OCC issues Order of Charges to two former chairmen of Texas bank
The OCC issued a Notice of Charges for Orders of Prohibition and Notice of Assessments of a Civil Money Penalty to Saul Ortega and David Rogers Jr., both former chairmen of the board of First National Bank, Edinburg, Texas (closed in September 2013), notifying them that on a date to be determined by the Administrative Law Judge for the OCC, a hearing will start concerning whether Orders should be issued by the Comptroller against them that would ban them from the banking industry and require each of them to pay a proposed civil money penalty of $250,000.

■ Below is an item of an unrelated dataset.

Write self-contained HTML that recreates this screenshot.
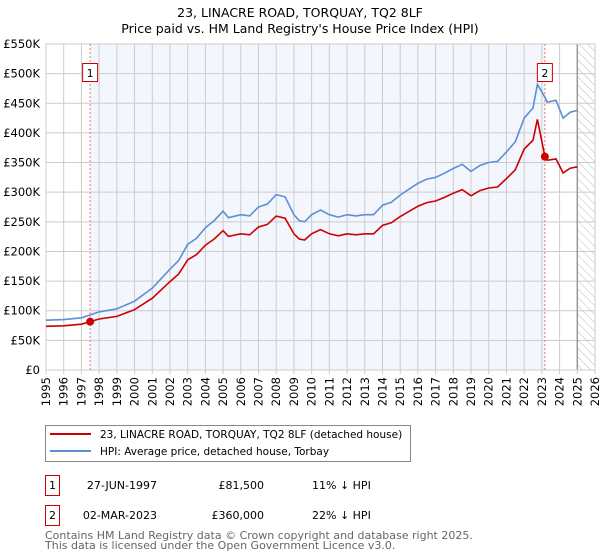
<!DOCTYPE html>
<html><head><meta charset="utf-8"><style>
body{margin:0;background:#fff;}
svg{display:block;font-family:"DejaVu Sans","Liberation Sans",sans-serif;}
</style></head><body>
<svg id="chart" width="600" height="560" viewBox="0 0 600 560">
<text x="300" y="17" text-anchor="middle" font-size="12.5">23, LINACRE ROAD, TORQUAY, TQ2 8LF</text>
<text x="300" y="33" text-anchor="middle" font-size="12.5">Price paid vs. HM Land Registry's House Price Index (HPI)</text>
<defs><pattern id="hatch" width="6" height="6" patternUnits="userSpaceOnUse" patternTransform="rotate(-45)"><line x1="0" y1="0" x2="0" y2="6" stroke="#bbb" stroke-width="1"/></pattern></defs>
<g id="plot"></g>
<g>
<rect x="45.5" y="425.5" width="365" height="36" fill="#fff" stroke="#888"/>
<line x1="50" y1="434" x2="91" y2="434" stroke="#cc0000" stroke-width="2"/>
<text x="100" y="438" font-size="10.5">23, LINACRE ROAD, TORQUAY, TQ2 8LF (detached house)</text>
<line x1="50" y1="451" x2="91" y2="451" stroke="#5b8fd6" stroke-width="2"/>
<text x="100" y="455" font-size="10.5">HPI: Average price, detached house, Torbay</text>
</g>
<g font-size="11">
<rect x="45.5" y="475.5" width="14" height="20" fill="#fff" stroke="#cc0000"/>
<text x="52.5" y="489" text-anchor="middle">1</text>
<text x="157" y="489" text-anchor="end">27-JUN-1997</text>
<text x="264" y="489" text-anchor="end">£81,500</text>
<text x="312" y="489">11% ↓ HPI</text>
<rect x="45.5" y="505.5" width="14" height="20" fill="#fff" stroke="#cc0000"/>
<text x="52.5" y="519" text-anchor="middle">2</text>
<text x="157" y="519" text-anchor="end">02-MAR-2023</text>
<text x="264" y="519" text-anchor="end">£360,000</text>
<text x="312" y="519">22% ↓ HPI</text>
</g>
<text x="45" y="539" font-size="11" fill="#666">Contains HM Land Registry data © Crown copyright and database right 2025.</text>
<text x="45" y="549" font-size="11" fill="#666">This data is licensed under the Open Government Licence v3.0.</text>
</svg>
<script>
const yearTicks=[1995,1996,1997,1998,1999,2000,2001,2002,2003,2004,2005,2006,2007,2008,2009,2010,2011,2012,2013,2014,2015,2016,2017,2018,2019,2020,2021,2022,2023,2024,2025,2026];
const priceTicks=[0,50,100,150,200,250,300,350,400,450,500,550];
const priceTickLabels=["£0","£50K","£100K","£150K","£200K","£250K","£300K","£350K","£400K","£450K","£500K","£550K"];
const hpiDates=[1995,1996,1997,1997.5,1998,1999,2000,2001,2002,2002.5,2003,2003.5,2004,2004.5,2005,2005.3,2006,2006.5,2007,2007.5,2008,2008.5,2009,2009.3,2009.6,2010,2010.5,2011,2011.5,2012,2012.5,2013,2013.5,2014,2014.5,2015,2015.5,2016,2016.5,2017,2017.5,2018,2018.5,2019,2019.5,2020,2020.5,2021,2021.5,2022,2022.5,2022.75,2023.17,2023.3,2023.8,2024.2,2024.6,2025];
const hpiValues=[84,85,88,93,98,103,116,138,170,185,212,222,240,252,268,257,262,260,275,280,296,292,262,252,250,262,270,262,258,262,260,262,262,278,283,295,305,315,322,325,332,340,347,335,345,350,352,368,385,425,442,482,460,452,455,425,435,438];
const saleDates=[1997.49,2023.17];
const salePrices=[81.5,360];
const saleLabels=["1","2"];
const X0=46,X1=595,Y0=370,Y1=44;
const x=d=>X0+(d-1995)/(2026-1995)*(X1-X0);
const y=v=>Y0-v/550*(Y0-Y1);
const ns="http://www.w3.org/2000/svg";
const g=document.getElementById('plot');
function mk(t,a,p){const e=document.createElementNS(ns,t);for(const k in a)e.setAttribute(k,a[k]);(p||g).appendChild(e);return e;}
let bg=mk('rect',{x:X0,y:Y1,width:X1-X0,height:Y0-Y1,fill:'#fff'});


let sh=mk('rect',{x:x(saleDates[0]),y:Y1,width:x(saleDates[1])-x(saleDates[0]),height:Y0-Y1,fill:'#f3f6fd'});


let ht=mk('rect',{x:x(2025),y:Y1,width:X1-x(2025),height:Y0-Y1,fill:'url(#hatch)'});


yearTicks.forEach(t=>{let l=mk('line',{x1:x(t),x2:x(t),y1:Y1,y2:Y0+4,stroke:'#ccc'});


let tx=mk('text',{x:0,y:0,'font-size':11.5,'text-anchor':'end',transform:`translate(${x(t)+4},${Y0+7}) rotate(-90)`});tx.textContent=t;

});
priceTicks.forEach((t,i)=>{let l=mk('line',{x1:X0,x2:X1,y1:y(t),y2:y(t),stroke:'#ccc'});


let tx=mk('text',{x:40,y:y(t)+4,'font-size':11.5,'text-anchor':'end'});tx.textContent=priceTickLabels[i];

});
let vl=mk('line',{x1:x(2025),x2:x(2025),y1:Y1,y2:Y0,stroke:'#999','stroke-width':1.5});


let fr=mk('rect',{x:X0,y:Y1,width:X1-X0,height:Y0-Y1,fill:'none',stroke:'#ccc'});


function hpiAt(d){for(let i=0;i<hpiDates.length-1;i++){if(d<=hpiDates[i+1]){const f=(d-hpiDates[i])/(hpiDates[i+1]-hpiDates[i]);return hpiValues[i]+f*(hpiValues[i+1]-hpiValues[i]);}}return hpiValues[hpiValues.length-1];}
const f1=salePrices[0]/hpiAt(saleDates[0]),f2=salePrices[1]/hpiAt(saleDates[1]);
saleDates.forEach((d,i)=>{let l=mk('line',{x1:x(d),x2:x(d),y1:Y1,y2:Y0,stroke:'#f07070','stroke-dasharray':'2,2'});


let r=mk('rect',{x:x(d)-7.5,y:63.5,width:15,height:18,fill:'#fff',stroke:'#cc0000'});


let t=mk('text',{x:x(d),y:77,'font-size':11,'text-anchor':'middle'});t.textContent=saleLabels[i];

});
let hp=hpiDates.map((d,i)=>(i?'L':'M')+x(d).toFixed(1)+','+y(hpiValues[i]).toFixed(1)).join(' ');
let hl=mk('path',{d:hp,fill:'none',stroke:'#5b8fd6','stroke-width':1.6});


let pts=[];hpiDates.forEach((d,i)=>{if(d<saleDates[1])pts.push([d,hpiValues[i]*f1]);});
pts.push([saleDates[1],salePrices[1]]);
hpiDates.forEach((d,i)=>{if(d>saleDates[1])pts.push([d,hpiValues[i]*f2]);});
let pp=pts.map((p,i)=>(i?'L':'M')+x(p[0]).toFixed(1)+','+y(p[1]).toFixed(1)).join(' ');
let pl=mk('path',{d:pp,fill:'none',stroke:'#cc0000','stroke-width':1.6});


saleDates.forEach((d,i)=>{let c=mk('circle',{cx:x(d),cy:y(salePrices[i]),r:4,fill:'#cc0000'});

});
</script>
</body></html>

The bank incurred a $174 million loss in 2008 on investments in Fannie Mae and Freddie Mac. At approximately the same time, the bank's OREO increased significantly due to increasing delinquencies and foreclosures, and the OCC imposed an Individual Minimum Capital Ration on the bank in early 2009. The OCC found that, to mask the bank's deteriorating financial condition, Ortega and Rogers engaged in misconduct that inflated earnings and capital and improperly reduced or delayed reported losses. That misconduct included providing unsafe or unsound loans to finance the bank's raising of capital (the bank lost $387,000 on these loans and the FDIC's Deposit Insurance Fund (DIF) lost $3.8 million); improperly including the loan proceeds as capital; providing unsafe or unsound loans to finance the sales of OREO at above-market prices to improperly reduce the bank's nonperforming assets and avoid recording losses on the OREO sales (the bank incurred at least $42 million in losses and the DIF lost at least $103 million); and improperly accruing interest on nonaccrual loans.